Do You Have Resilient Children? Think Again.
When I was two, I was playing in the sandbox with my sister. My dad was mowing the lawn and he asked her to go inside and get him a drink. As he went back to his work, turning his back for a second, I decided to go for a walk. Unfortunately there were train tracks about a quarter mile from my house. I was only on the tracks for a short period of time when the next train came around the corner. When the engineer saw me he hit the brakes about 300 yards from me. The train skidded and eventually, the front corner hit my forehead fracturing my skull. The train shuffled past but not before cutting the left side of my head resulting in 54 stitches. At the time, and for many years after, I was unaware of the significance of that experience. However, the scar has remained and will forever.
When faced with a hurtful or perhaps traumatizing event, kids sometimes seem to function as if nothing happened. Many parents come to the mistaken conclusion that they have resilient children. However, kids just don’t know how to process the wounds that have been created from painful experiences. So they place those experiences in a reservoir and continue to live life. Painful experiences for kids remain with them like a scar only to resurface at a later date. Rather than assume they are fine, there are things we can do in the meantime that can help them process and heal. Here are 3 important things for parents to do.
Painful experiences for kids remain with them like a scar only to resurface at a later date.
Center on Feelings
Children may not have the ability to understand the depth of a traumatic experience, but they connect well with their feelings. Talk to them about their feelings. Ask a lot of questions surrounding their feelings particularly with middle school kids. If younger kids have a hard time communicating verbally, encourage them to express themselves creatively. Perhaps have them draw how they feel, write a story, or use toys.
Move Toward Resolution
Kids need closure. Explain to them what happened in a way you think they can understand the most. Use language and analogies that make sense to their age and world. If applicable, explain why it was wrong or not their fault. Having them do a symbolic gesture of resolution might be helpful. Perhaps picking out a rock that represents the painful experience and throwing it into a body of water. Maybe have them write it on a piece of paper and help them burn it. They may not fully understand or be healed, but you are sowing a seed that moves in that direction.

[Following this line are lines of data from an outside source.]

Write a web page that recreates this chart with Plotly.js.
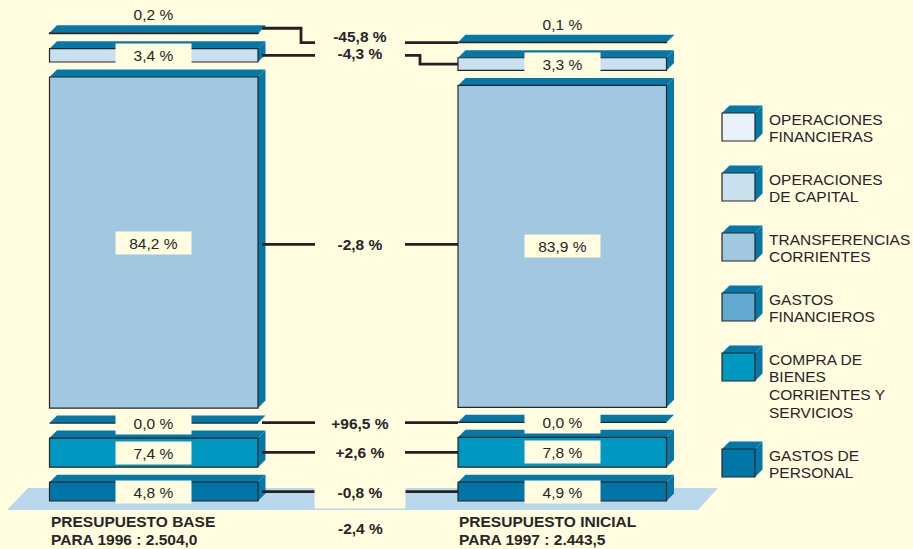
<!DOCTYPE html>
<html>
<head>
<meta charset="utf-8">
<script src="https://cdn.plot.ly/plotly-3.0.1.min.js"></script>
<style>html,body{margin:0;padding:0;background:#FFFCE0;}#chart{width:913px;height:549px;}</style>
</head>
<body>
<div id="chart"></div>
<script>
// ---------------- DATA (stack order: bottom -> top) ----------------
const categories = ['GASTOS DE PERSONAL', 'COMPRA DE BIENES CORRIENTES Y SERVICIOS', 'GASTOS FINANCIEROS',
                    'TRANSFERENCIAS CORRIENTES', 'OPERACIONES DE CAPITAL', 'OPERACIONES FINANCIERAS'];
const share1996 = [4.8, 7.4, 0.0, 84.2, 3.4, 0.2];
const share1997 = [4.9, 7.8, 0.0, 83.9, 3.3, 0.1];
const changePct = [-0.8, 2.6, 96.5, -2.8, -4.3, -45.8];
const total1996 = 2504.0;
const total1997 = 2443.5;
const totalChange = -2.4;
const columnTitles = [['PRESUPUESTO BASE', 'PARA 1996 : '], ['PRESUPUESTO INICIAL', 'PARA 1997 : ']];
// legend lines (legend is listed top -> bottom, i.e. reverse of stack order)
const legendLines = [
  ['OPERACIONES', 'FINANCIERAS'],
  ['OPERACIONES', 'DE CAPITAL'],
  ['TRANSFERENCIAS', 'CORRIENTES'],
  ['GASTOS', 'FINANCIEROS'],
  ['COMPRA DE', 'BIENES', 'CORRIENTES Y', 'SERVICIOS'],
  ['GASTOS DE', 'PERSONAL']
];

// ---------------- STYLE ----------------
const BG = '#FFFCE0';
const FACE = '#0678A8';
const FLOOR = '#B9D8EC';
const OUTLINE = '#262626';
const TXT = '#262626';
const FONT = 'Liberation Sans, Arial, Helvetica, sans-serif';
const FS = 15.5;
const fills = ['#0075A6', '#0097C1', '#62A9CF', '#A2C7E0', '#C9E0EF', '#E8F1FA']; // bottom -> top
const K = 0.157;          // px per budget unit
const BASE_PX = 501;      // pixel row of stack bottom
const U = py => (BASE_PX - py) / K;   // pixel row -> y units
const GAP = 15 / K;
const DX = 7.5, DY = 7.5 / K;
const COLW = 208.5;

function fmt(v, dec) {
  const s = Math.abs(v).toFixed(dec).split('.');
  const int = s[0].replace(/\B(?=(\d{3})+(?!\d))/g, '.');
  return (v < 0 ? '-' : '') + int + (dec ? ',' + s[1] : '');
}
const pct = v => fmt(v, 1) + ' %';
const sgnPct = v => (v > 0 ? '+' : '') + fmt(v, 1) + ' %';

const cols = [
  {x0: 49.5, shares: share1996, total: total1996},
  {x0: 458, shares: share1997, total: total1997}
];
const geo = cols.map(c => {
  let cum = 0;
  return c.shares.map(s => {
    const h = s * c.total / 100;
    const g = {u0: cum, u1: cum + h};
    cum += h + GAP;
    return g;
  });
});

const shapes = [];
const annotations = [];

// floor
shapes.push({type: 'path', xref: 'x', yref: 'y', layer: 'above',
  path: `M 7,${U(510)} L 28,${U(488)} L 718,${U(488)} L 698,${U(510)} Z`,
  fillcolor: FLOOR, line: {width: 0}});

// bars
cols.forEach((c, ci) => {
  const x0 = c.x0, x1 = c.x0 + COLW;
  geo[ci].forEach((g, i) => {
    shapes.push({type: 'path', xref: 'x', yref: 'y', layer: 'above',
      path: `M ${x1},${g.u1} L ${x1 + DX},${g.u1 + DY} L ${x1 + DX},${g.u0 + DY} L ${x1},${g.u0} Z`,
      fillcolor: FACE, line: {width: 0}});
    shapes.push({type: 'path', xref: 'x', yref: 'y', layer: 'above',
      path: `M ${x0},${g.u1} L ${x0 + DX},${g.u1 + DY} L ${x1 + DX},${g.u1 + DY} L ${x1},${g.u1} Z`,
      fillcolor: FACE, line: {width: 0}});
    shapes.push({type: 'rect', xref: 'x', yref: 'y', layer: 'above',
      x0: x0, x1: x1, y0: g.u0, y1: g.u1,
      fillcolor: fills[i], line: {color: OUTLINE, width: 1.2}});
    const top = i === geo[ci].length - 1;
    annotations.push({xref: 'x', yref: 'y', x: (x0 + x1) / 2,
      y: top ? g.u1 + DY + 11 / K : (g.u0 + g.u1) / 2,
      text: pct(c.shares[i]), showarrow: false,
      font: {family: FONT, size: FS, color: TXT},
      bgcolor: top ? 'rgba(0,0,0,0)' : BG, width: 75, height: 22, borderpad: 0,
      xanchor: 'center', yanchor: 'middle'});
  });
});

// connectors + change labels
const LX = 262, MX0 = 315, MX1 = 405, RX = 458;
const lineStyle = {color: '#222', width: 2.8};
changePct.forEach((ch, i) => {
  const yL = (geo[0][i].u0 + geo[0][i].u1) / 2;
  const yR = (geo[1][i].u0 + geo[1][i].u1) / 2;
  let paths, yLab;
  if (i === categories.length - 1) {
    const yl = yL + 5 / K;
    paths = [`M ${LX},${yl} L 301,${yl} L 301,${yR} L ${MX0},${yR}`,
             `M ${MX1},${yR} L ${RX},${yR}`];
    yLab = yR + 7 / K;
  } else if (i === categories.length - 2) {
    paths = [`M ${LX},${yL} L ${MX0},${yL}`,
             `M ${MX1},${yL} L 420,${yL} L 420,${yR} L ${RX},${yR}`];
    yLab = yL + 2 / K;
  } else {
    const ym = (yL + yR) / 2;
    paths = [`M ${LX},${ym} L ${MX0},${ym}`, `M ${MX1},${ym} L ${RX},${ym}`];
    yLab = ym;
  }
  paths.forEach(p => shapes.push({type: 'path', xref: 'x', yref: 'y', layer: 'above',
    path: p, line: lineStyle}));
  annotations.push({xref: 'x', yref: 'y', x: 360, y: yLab, text: '<b>' + sgnPct(ch) + '</b>',
    showarrow: false, font: {family: FONT, size: FS, color: TXT},
    bgcolor: i === 0 ? BG : 'rgba(0,0,0,0)', width: 90, height: i === 0 ? 32 : 18, borderpad: 0,
    xanchor: 'center', yanchor: 'middle'});
});
annotations.push({xref: 'x', yref: 'y', x: 360, y: U(528), text: '<b>' + sgnPct(totalChange) + '</b>',
  showarrow: false, font: {family: FONT, size: FS, color: TXT}, xanchor: 'center', yanchor: 'middle'});

// column titles
const totals = [total1996, total1997];
cols.forEach((c, ci) => {
  const lines = [columnTitles[ci][0], columnTitles[ci][1] + fmt(totals[ci], 1)];
  lines.forEach((t, li) => annotations.push({xref: 'x', yref: 'y', x: c.x0 - 1, y: U(521 + li * 18.3),
    text: '<b>' + t + '</b>', showarrow: false, font: {family: FONT, size: FS, color: TXT},
    xanchor: 'left', yanchor: 'middle'}));
});

// legend
let ly = 113;
legendLines.forEach((lines, li) => {
  const fi = fills.length - 1 - li;
  const x0 = 722, x1 = 755, yT = ly, yB = ly + 28;
  shapes.push({type: 'path', xref: 'x', yref: 'y', layer: 'above',
    path: `M ${x1},${U(yT)} L ${x1 + 7.5},${U(yT - 7.5)} L ${x1 + 7.5},${U(yB - 7.5)} L ${x1},${U(yB)} Z`,
    fillcolor: FACE, line: {width: 0}});
  shapes.push({type: 'path', xref: 'x', yref: 'y', layer: 'above',
    path: `M ${x0},${U(yT)} L ${x0 + 7.5},${U(yT - 7.5)} L ${x1 + 7.5},${U(yT - 7.5)} L ${x1},${U(yT)} Z`,
    fillcolor: FACE, line: {width: 0}});
  shapes.push({type: 'rect', xref: 'x', yref: 'y', layer: 'above',
    x0: x0, x1: x1, y0: U(yB), y1: U(yT), fillcolor: fills[fi], line: {color: OUTLINE, width: 1.2}});
  lines.forEach((t, k) => annotations.push({xref: 'x', yref: 'y', x: 767, y: U(yT + 6 + k * 17.7),
    text: t, showarrow: false, font: {family: FONT, size: FS, color: TXT},
    xanchor: 'left', yanchor: 'middle'}));
  ly += lines.length * 18 + 24;
});

const layout = {
  width: 913, height: 549,
  margin: {l: 0, r: 0, t: 0, b: 0, pad: 0},
  paper_bgcolor: BG, plot_bgcolor: BG,
  showlegend: false,
  xaxis: {range: [0, 913], visible: false, fixedrange: true},
  yaxis: {range: [U(549), U(0)], visible: false, fixedrange: true},
  shapes: shapes,
  annotations: annotations
};
Plotly.newPlot('chart', [{x: [], y: [], type: 'scatter', hoverinfo: 'skip'}], layout,
  {staticPlot: true, displayModeBar: false});
</script>
</body>
</html>
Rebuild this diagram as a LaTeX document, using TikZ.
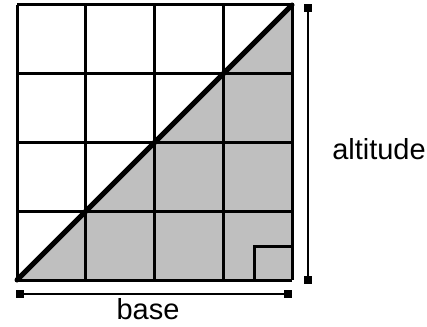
\documentclass[tikz,border=0pt]{standalone}
\usepackage{fontspec}
\setmainfont{Liberation Sans}
\usetikzlibrary{arrows.meta}

\begin{document}
\begin{tikzpicture}[x=1pt, y=-1pt, every node/.style={font=\fontsize{29}{34}\selectfont}]

\useasboundingbox (0,0) rectangle (427,326);

\coordinate (bl) at (17,280);
\coordinate (tr) at (292,5);
\coordinate (br) at (292,280);

% shaded half
\fill[gray!50] (bl) -- (tr) -- (br) -- cycle;

% grid
\foreach \i in {0,...,4} {
  \draw[line width=3pt] (17+68.75*\i,5) -- (17+68.75*\i,280);
  \draw[line width=3pt] (17,5+68.75*\i) -- (292,5+68.75*\i);
}

% right angle mark
\draw[line width=3pt] (254,280) -- (254,246) -- (292,246);

% diagonal
\draw[line width=5pt, line cap=round] (bl) -- (tr);

% measures
\coordinate (b1) at (16,294);
\coordinate (b2) at (292,294);
\coordinate (a1) at (308,4);
\coordinate (a2) at (308,284);
\draw[line width=2.5pt, {Square[length=8pt,width=8pt]}-{Square[length=8pt,width=8pt]}] (b1) -- (b2);
\draw[line width=2.5pt, {Square[length=8pt,width=8pt]}-{Square[length=8pt,width=8pt]}] (a1) -- (a2);

\node[inner sep=0pt, anchor=base] (base) at (148,319) {base};
\node (altitude) at (379,149) {altitude};

\end{tikzpicture}
\end{document}
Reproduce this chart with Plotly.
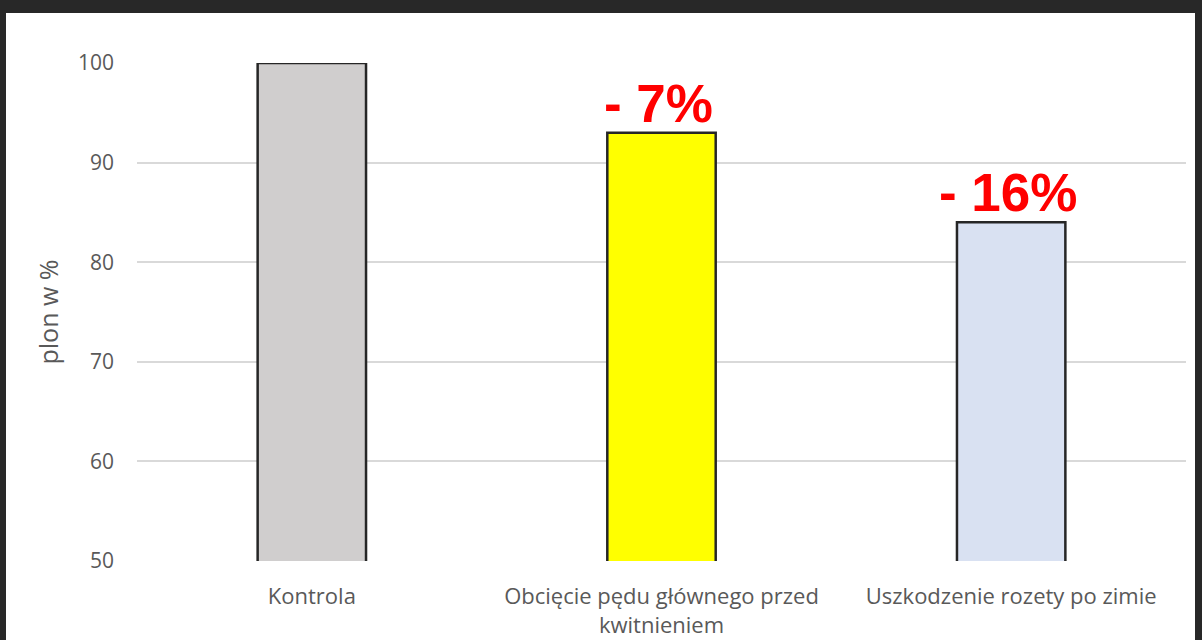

Trauma creates a feeling that the world is dangerous and unsafe. Continuing with the anxiety that creates can have a long-term detrimental effect. Do what you can to restore their sense of security. Create structure around them. Have a dependable schedule. They may be clingy for a while. That’s okay. Keep reassuring them through word and action that things are stable.
How can you best show your kids they are safe and secure after a time of trauma?